Building a more accessible front-end to match a more sophisticated back-end
Of course, as we stack more and more data-processing products together, functionality increases, but so does the complexity involved with a user (product manager, engineer, marketer) interfacing with them all together.
This is no new problem when it comes to human-computer interaction. Tristan points out that it wasn’t until the iPhone came along that many people got their first dose of access to cloud-stored information and high computational power.
“I don’t think we should be super surprised that an increase in capability with the modern cloud data platform is paired with an increase in inaccessibility of that capability,” Tristan says. “It just means that we, as an industry, need to invent tools to make this new paradigm accessible to people who would find it useful.”
Tristan has high hopes for the future of the data stack having its own iPhone moment. And as for what it might be, he’d love to see solutions for replacing the last vestiges of the spreadsheet way of doing data.
“The advancement that we saw in computer interfaces in the latter half of the 20th century was an increase in technological sophistication, but a decrease in end-user complexity.”
“If you look at business intelligence tools, these are products that think about the world in terms of tables, rows, and columns,” Tristan bemoans.
It’s not how we think naturally, in other words. Just like how using a mouse to point at something on a computer screen is less natural than physically pointing to it with your finger on an iPhone.
“Imagine being able to actually apply an understanding of semantic understanding of the business domain to the analysis that you’re doing,” Tristan explains. “You can say things like, ‘Here are things that happened in the product, and here’s a useful view of it because I know the kinds of things I want to learn from my data.'”
That approach makes analytical work more accessible, which spells the future of the data stack—and not just for product analytics
“Product analytics is a great use case for this since it’s both high-value and one of the more complex data domains. But I think that there are other very good use cases and vertical analytics solutions.” Accounting data, for example, could benefit from a more semantic approach to analytics.
With that in mind, Tristan thinks self-serve will see the biggest flux during the maturation of the data stack. Even if accessibility faces some challenges as data gets more complex, the interface will catch up.

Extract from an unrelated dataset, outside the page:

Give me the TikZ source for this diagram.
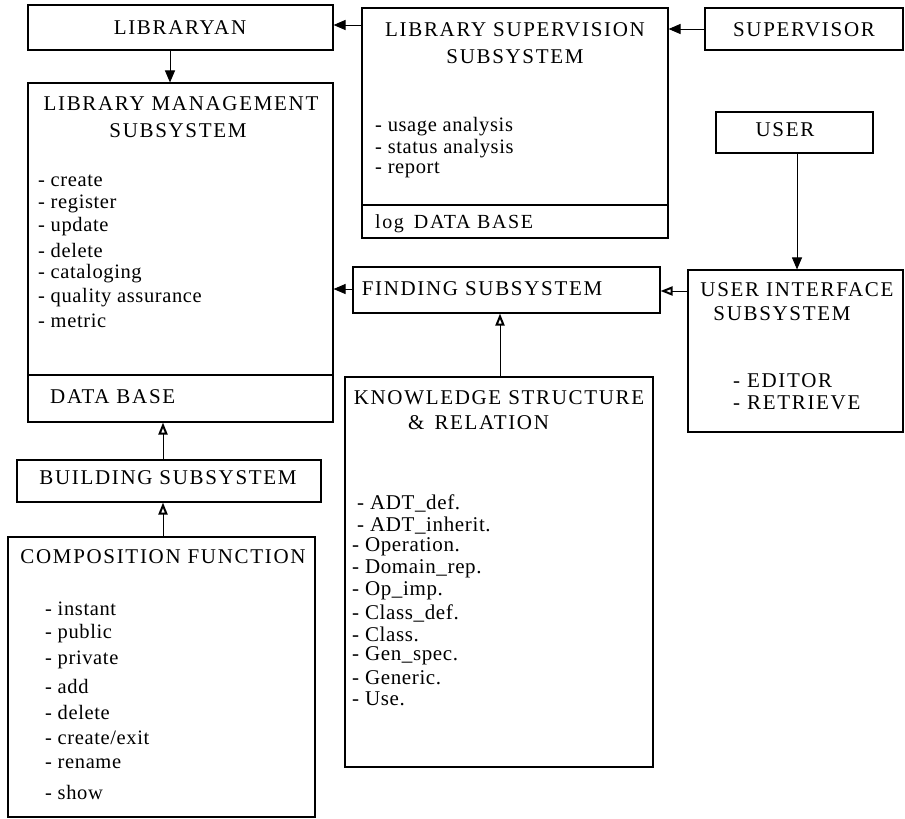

“I don’t think it’s that [self-serve analytics] are going to get more ‘complex’—it’s that they’re going to get more ‘sophisticated,'” Tristan tells us. He goes back to personal computing for another example: “The advancement that we saw in computer interfaces in the latter half of the 20th century was an increase in technological sophistication, but a decrease in end-user complexity.”
Put another way: The windowed interface was significantly harder to pull off technically, but far simpler for users. This is the kind of maturation that the modern data stack still needs to go through.
“The industry is building all of the necessary underpinning technology right now to enable that to happen: scalable data processing and storage and data transport pipes,” says Tristan. “The user experience innovations that take advantage of all of these new technologies will give way to building the more user-friendly, but also more technically sophisticated, front-end.”
In the meantime, pieces are coming together to make the data stack accessible (like Mixpanel and dbt, for example). The industry is still working to create the best front-end solutions for a unified data stack.
Tristan’s own analysis: He’s excited to see exactly what’s to come.
“It seems inevitable that as UX improves, more professionals in all fields will make use of data. I think it’s impossible, and not productive, to attempt to imagine what all of these potential uses could be.”
About Tristan Handy
Tristan has been a data practitioner for over two decades. Currently the founding CEO at data transformation solutions company dbt Labs, he’s also held leadership positions at RJMetrics and Squarespace.